More than a third of the U.S. experienced some kind of drought conditions in the past week.
As of December 3, data from the U.S. Drought Monitor showed, 36.5 percent of the land area of the U.S., including Puerto Rico, was affected by moderate to exceptional drought—up from 34.7 percent the week before and a leap from 25.2 percent in early September.
Across the region, 40.2 percent of land area was completely drought-free, with 23.3 out of drought but considered "abnormally dry." According to the data, 22.9 percent of land was under "moderate drought," 9.7 percent was under "severe drought," 3.4 percent was under "extreme drought" and 0.5 percent was affected by "exceptional drought."
The week prior, ending November 26, 38.1 percent of the region was drought-free, 27.2 percent was abnormally dry, 21 percent was in moderate drought, 9.6 percent was in severe drought, 3.6 percent was in extreme drought and 0.5 percent was under exceptional drought.
Despite the overall rise in drought-affected areas, the more intense drought categories—extreme and exceptional—decreased from a combined 4.1 percent to 3.9 percent.
The U.S. Drought Monitor map shows that the worst-affected areas include southwestern Texas, the Great Plains, western Arizona and the Northeast.
On X, formerly Twitter, NOAA's National Integrated Drought Information System said on Thursday that 65.1 percent of the Northeast and mid-Atlantic was in drought, with extreme drought present in Massachusetts, Pennsylvania, New Jersey, Delaware and Maryland.
"Drought or abnormal dryness expanded or increased in intensity in some of the dry areas, including a few parts of Hawaii, the Rockies, and Lower Mississippi and Tennessee Valleys; much of the Carolinas and Virginia; and northern parts of the Northeast which missed out on the precipitation this week," NOAA said in a weekly drought report.
Precipitation lessened drought conditions across some western states and regions around the northern Great Plains, Great Lakes and central Appalachians, the agency added.
It continued: "Nationally, expansion was more than contraction, so the nationwide moderate to exceptional drought area percentage increased this week, although the area experiencing abnormal dryness and drought, as well as extreme to exceptional drought, decreased."
According to NIDIS, over the next month, drought conditions are expected to lessen across Texas and in parts of the Midwest and Northwest. However, drought conditions may worsen across the Southwest and Southeast.
While California appears to be relatively drought-free, Arizona is still in the grips of intense drought. The southwestern region of the U.S. has been in a megadrought for the better part of 20 years, considered to be one of the worst in more than 1,200 years.

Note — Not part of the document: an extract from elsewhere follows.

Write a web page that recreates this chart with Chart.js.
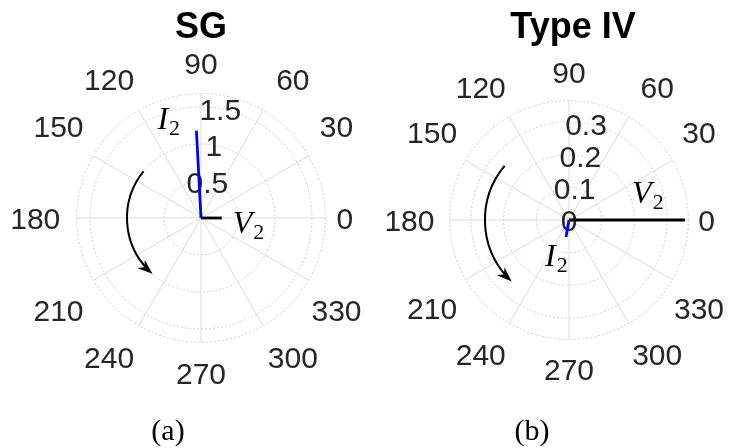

"The megadrought has also had a major impact on soil moisture and forests in the SW, and has resulted in large numbers of tree deaths, plus a major increase in the severity and extent of wildfires in the region," Jonathan Overpeck, the dean of environmental studies at the University of Michigan, told Newsweek.
The Southwest's megadrought is expected to get worse as the effects of climate change result in lower and lower levels of precipitation across the region.
Hannah Cloke, a professor of hydrology at the University of Reading in the U.K., previously told Newsweek: "We know that climate change as a result of human activity is already making droughts worse.
"This is because of shifting weather patterns, influenced by the changes in temperatures in oceans and the atmosphere, in part because warmer air holds more moisture. This is one of the reasons why extreme weather is getting more extreme—heavy rainfall can be even heavier, and droughts can last longer."